**WHAT IS BEING ASKED**
In the records below, find the line containing "Convert this chart to Bokeh code." and the line containing "SERIF_SIZE = 23". Give again exactly those lines and every line between them, omitting the pictures.
— BEGIN PROVIDED RECORDS —
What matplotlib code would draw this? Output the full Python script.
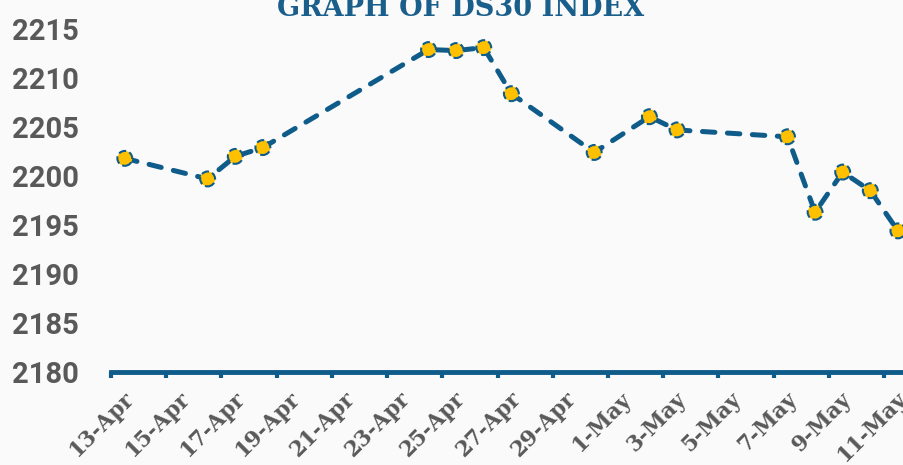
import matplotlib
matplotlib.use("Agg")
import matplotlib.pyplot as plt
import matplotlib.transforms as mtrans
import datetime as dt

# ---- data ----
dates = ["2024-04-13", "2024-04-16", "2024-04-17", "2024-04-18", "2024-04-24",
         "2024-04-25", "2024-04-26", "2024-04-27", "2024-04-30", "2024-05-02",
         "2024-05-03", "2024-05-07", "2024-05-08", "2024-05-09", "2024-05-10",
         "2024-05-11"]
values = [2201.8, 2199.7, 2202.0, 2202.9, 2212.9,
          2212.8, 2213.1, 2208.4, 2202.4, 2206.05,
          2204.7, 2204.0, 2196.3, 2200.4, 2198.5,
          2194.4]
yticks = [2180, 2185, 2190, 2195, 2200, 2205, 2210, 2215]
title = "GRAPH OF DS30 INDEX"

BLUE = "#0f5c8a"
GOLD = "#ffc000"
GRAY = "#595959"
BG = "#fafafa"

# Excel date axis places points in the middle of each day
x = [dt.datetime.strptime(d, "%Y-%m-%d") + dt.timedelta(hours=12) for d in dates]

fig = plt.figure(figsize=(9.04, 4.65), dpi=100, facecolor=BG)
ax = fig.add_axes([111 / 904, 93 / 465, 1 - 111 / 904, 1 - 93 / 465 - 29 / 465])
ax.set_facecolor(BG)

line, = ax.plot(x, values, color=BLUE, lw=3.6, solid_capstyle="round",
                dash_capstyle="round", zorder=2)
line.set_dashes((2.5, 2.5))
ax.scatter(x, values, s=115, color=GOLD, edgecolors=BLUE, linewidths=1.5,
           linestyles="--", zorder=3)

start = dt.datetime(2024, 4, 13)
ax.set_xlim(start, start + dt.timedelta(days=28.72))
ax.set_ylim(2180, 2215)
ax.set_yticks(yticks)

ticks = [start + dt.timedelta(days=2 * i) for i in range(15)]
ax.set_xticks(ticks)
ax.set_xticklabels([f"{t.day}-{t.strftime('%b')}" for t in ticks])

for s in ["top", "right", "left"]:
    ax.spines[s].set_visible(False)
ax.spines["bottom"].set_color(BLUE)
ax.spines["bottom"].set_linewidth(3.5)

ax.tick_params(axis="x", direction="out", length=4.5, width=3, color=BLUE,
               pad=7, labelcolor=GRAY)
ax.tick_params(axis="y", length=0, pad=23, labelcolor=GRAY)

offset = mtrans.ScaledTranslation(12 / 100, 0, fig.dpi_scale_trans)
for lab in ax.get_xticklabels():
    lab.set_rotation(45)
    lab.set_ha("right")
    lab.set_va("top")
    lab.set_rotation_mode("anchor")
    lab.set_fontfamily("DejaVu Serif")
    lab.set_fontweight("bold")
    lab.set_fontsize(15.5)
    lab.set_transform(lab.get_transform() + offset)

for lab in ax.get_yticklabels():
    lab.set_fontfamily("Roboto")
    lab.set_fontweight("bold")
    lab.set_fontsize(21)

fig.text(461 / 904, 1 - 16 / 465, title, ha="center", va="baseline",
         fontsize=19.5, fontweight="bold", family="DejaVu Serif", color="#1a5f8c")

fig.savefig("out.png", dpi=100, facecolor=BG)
— END PROVIDED RECORDS —
— BEGIN PROVIDED RECORDS —
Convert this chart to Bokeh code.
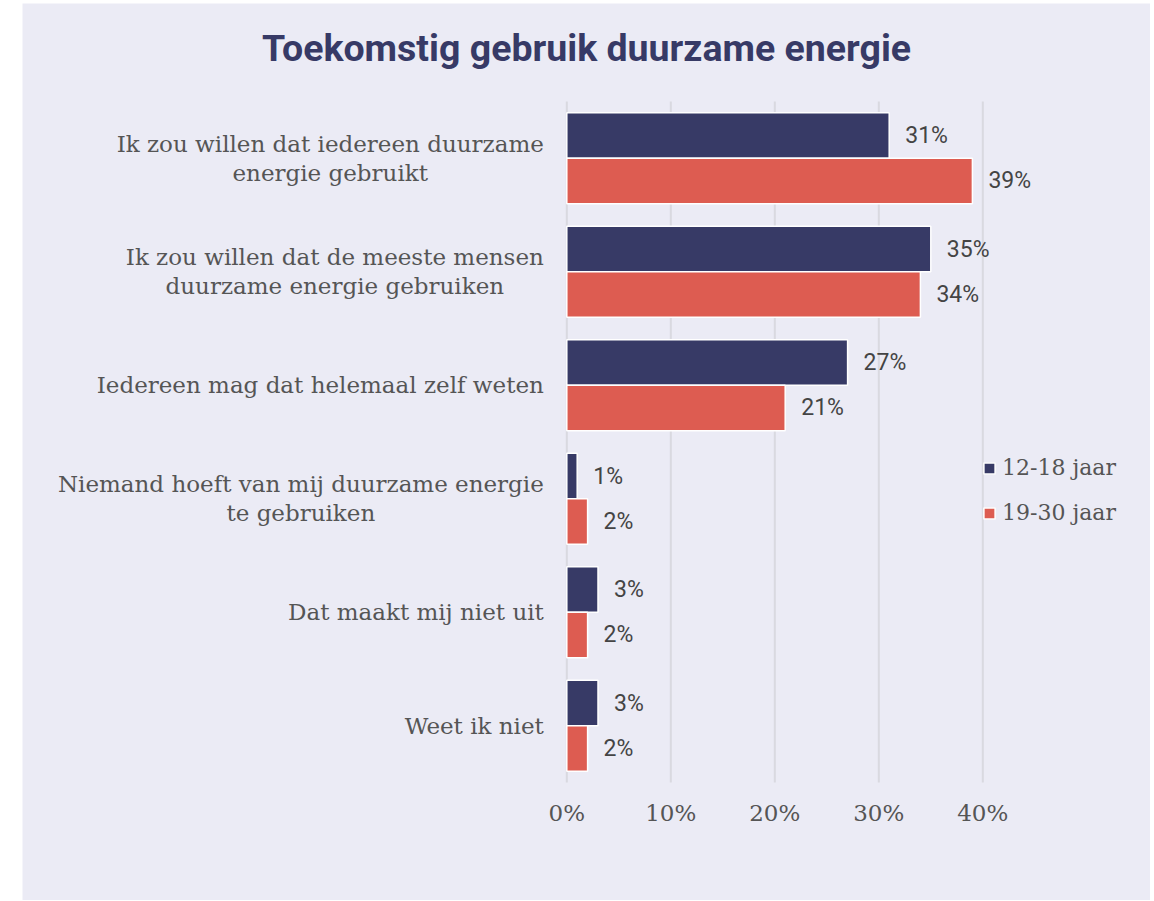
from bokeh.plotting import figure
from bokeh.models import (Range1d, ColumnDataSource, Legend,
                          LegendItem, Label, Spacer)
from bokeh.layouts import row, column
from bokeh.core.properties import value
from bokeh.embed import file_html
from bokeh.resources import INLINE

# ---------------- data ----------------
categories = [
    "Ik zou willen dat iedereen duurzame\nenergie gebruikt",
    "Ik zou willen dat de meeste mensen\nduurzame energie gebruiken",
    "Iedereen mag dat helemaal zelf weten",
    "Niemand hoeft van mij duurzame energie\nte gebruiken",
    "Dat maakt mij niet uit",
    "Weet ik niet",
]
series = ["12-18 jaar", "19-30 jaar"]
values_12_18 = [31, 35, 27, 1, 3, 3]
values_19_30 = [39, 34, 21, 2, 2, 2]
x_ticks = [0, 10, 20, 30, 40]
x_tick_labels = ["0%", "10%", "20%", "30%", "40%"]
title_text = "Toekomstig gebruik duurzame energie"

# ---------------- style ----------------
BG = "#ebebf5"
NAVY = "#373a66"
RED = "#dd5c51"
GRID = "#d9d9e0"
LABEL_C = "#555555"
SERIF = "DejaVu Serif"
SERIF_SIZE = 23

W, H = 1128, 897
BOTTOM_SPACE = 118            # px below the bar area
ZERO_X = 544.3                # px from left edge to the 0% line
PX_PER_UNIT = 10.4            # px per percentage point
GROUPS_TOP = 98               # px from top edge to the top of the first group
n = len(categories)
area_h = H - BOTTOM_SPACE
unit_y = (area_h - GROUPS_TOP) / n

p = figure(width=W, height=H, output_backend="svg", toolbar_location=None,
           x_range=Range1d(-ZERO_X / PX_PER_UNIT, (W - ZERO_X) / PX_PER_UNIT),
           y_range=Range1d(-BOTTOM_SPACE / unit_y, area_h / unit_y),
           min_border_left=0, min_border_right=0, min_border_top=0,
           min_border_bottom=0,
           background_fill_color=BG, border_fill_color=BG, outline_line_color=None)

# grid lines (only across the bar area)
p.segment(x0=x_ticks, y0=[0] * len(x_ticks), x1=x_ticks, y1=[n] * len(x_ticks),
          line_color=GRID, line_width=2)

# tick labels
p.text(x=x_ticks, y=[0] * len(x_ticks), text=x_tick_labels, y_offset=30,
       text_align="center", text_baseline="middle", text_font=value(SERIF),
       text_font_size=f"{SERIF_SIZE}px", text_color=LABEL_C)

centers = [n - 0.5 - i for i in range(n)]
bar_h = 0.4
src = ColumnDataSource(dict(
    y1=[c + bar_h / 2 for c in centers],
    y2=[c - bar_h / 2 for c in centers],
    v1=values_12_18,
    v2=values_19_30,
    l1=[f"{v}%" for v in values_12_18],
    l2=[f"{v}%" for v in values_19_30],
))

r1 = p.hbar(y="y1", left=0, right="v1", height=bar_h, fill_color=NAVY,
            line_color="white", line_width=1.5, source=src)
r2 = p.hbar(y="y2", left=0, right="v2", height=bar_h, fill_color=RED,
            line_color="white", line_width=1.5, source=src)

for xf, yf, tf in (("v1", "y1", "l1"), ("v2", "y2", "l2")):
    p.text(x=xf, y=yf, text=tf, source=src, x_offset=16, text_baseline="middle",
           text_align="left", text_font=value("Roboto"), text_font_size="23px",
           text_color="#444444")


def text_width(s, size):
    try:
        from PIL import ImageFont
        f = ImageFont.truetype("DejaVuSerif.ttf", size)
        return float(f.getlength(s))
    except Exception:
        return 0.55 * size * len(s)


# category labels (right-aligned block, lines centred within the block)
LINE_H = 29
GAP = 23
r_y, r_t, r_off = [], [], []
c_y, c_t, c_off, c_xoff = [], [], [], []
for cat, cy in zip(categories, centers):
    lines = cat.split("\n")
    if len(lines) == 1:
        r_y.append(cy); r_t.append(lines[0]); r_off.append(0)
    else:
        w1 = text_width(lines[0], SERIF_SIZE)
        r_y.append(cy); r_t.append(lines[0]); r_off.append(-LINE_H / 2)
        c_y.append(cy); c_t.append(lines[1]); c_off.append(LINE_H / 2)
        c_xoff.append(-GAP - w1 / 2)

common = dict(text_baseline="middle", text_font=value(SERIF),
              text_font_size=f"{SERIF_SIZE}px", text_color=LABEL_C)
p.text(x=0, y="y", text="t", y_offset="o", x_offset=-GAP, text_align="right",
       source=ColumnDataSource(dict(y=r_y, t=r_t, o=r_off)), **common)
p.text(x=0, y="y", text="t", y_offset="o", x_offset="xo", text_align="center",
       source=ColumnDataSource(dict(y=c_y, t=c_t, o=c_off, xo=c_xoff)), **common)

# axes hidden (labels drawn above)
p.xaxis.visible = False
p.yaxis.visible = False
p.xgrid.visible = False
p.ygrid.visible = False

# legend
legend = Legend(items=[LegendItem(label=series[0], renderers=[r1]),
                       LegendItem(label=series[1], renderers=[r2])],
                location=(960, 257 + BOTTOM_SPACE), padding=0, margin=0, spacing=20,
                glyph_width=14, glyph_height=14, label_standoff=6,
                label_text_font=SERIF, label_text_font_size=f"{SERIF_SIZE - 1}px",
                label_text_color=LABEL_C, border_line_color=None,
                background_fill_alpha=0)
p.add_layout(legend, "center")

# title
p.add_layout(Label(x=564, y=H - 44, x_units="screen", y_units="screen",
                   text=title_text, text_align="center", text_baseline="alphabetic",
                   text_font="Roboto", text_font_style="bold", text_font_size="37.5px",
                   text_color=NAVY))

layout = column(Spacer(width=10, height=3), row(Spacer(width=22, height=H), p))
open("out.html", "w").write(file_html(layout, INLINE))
— END PROVIDED RECORDS —
— BEGIN PROVIDED RECORDS —
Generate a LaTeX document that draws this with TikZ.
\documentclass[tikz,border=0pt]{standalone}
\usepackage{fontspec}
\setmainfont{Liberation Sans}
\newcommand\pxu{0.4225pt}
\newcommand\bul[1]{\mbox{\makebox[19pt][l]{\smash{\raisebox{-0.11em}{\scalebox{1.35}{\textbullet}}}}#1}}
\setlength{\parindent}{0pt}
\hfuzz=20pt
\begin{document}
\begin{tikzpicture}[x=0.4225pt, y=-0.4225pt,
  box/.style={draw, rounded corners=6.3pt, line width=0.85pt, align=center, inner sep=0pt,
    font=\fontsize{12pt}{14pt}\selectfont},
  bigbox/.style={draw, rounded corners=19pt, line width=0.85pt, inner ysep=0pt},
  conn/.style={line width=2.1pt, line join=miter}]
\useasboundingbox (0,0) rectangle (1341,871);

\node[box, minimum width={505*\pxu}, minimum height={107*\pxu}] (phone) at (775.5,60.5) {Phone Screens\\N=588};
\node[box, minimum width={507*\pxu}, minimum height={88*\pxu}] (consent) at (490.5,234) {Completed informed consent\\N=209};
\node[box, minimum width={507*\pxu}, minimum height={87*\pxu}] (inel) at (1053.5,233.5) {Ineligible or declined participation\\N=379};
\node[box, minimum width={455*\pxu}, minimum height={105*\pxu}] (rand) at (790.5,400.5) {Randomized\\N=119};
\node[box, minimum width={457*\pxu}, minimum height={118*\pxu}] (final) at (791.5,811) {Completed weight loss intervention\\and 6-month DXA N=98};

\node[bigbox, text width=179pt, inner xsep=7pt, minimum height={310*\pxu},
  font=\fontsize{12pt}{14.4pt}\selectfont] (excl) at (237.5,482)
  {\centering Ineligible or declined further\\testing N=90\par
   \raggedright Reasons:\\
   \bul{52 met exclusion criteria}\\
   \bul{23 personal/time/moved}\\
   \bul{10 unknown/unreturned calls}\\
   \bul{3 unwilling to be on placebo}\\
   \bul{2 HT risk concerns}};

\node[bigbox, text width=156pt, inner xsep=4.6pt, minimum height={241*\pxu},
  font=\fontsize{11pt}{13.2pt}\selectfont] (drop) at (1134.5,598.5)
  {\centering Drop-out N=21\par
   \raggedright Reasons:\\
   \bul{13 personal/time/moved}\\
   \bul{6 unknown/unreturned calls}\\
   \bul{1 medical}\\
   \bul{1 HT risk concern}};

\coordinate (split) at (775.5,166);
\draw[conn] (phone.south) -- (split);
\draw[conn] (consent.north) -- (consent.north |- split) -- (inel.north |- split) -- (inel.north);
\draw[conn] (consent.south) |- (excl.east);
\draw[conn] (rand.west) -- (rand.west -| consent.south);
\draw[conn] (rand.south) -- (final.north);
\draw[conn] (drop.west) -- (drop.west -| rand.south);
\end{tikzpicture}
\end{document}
— END PROVIDED RECORDS —
**ANSWER TO THIS TASK**
Convert this chart to Bokeh code.
from bokeh.plotting import figure
from bokeh.models import (Range1d, ColumnDataSource, Legend,
                          LegendItem, Label, Spacer)
from bokeh.layouts import row, column
from bokeh.core.properties import value
from bokeh.embed import file_html
from bokeh.resources import INLINE

# ---------------- data ----------------
categories = [
    "Ik zou willen dat iedereen duurzame\nenergie gebruikt",
    "Ik zou willen dat de meeste mensen\nduurzame energie gebruiken",
    "Iedereen mag dat helemaal zelf weten",
    "Niemand hoeft van mij duurzame energie\nte gebruiken",
    "Dat maakt mij niet uit",
    "Weet ik niet",
]
series = ["12-18 jaar", "19-30 jaar"]
values_12_18 = [31, 35, 27, 1, 3, 3]
values_19_30 = [39, 34, 21, 2, 2, 2]
x_ticks = [0, 10, 20, 30, 40]
x_tick_labels = ["0%", "10%", "20%", "30%", "40%"]
title_text = "Toekomstig gebruik duurzame energie"

# ---------------- style ----------------
BG = "#ebebf5"
NAVY = "#373a66"
RED = "#dd5c51"
GRID = "#d9d9e0"
LABEL_C = "#555555"
SERIF = "DejaVu Serif"
SERIF_SIZE = 23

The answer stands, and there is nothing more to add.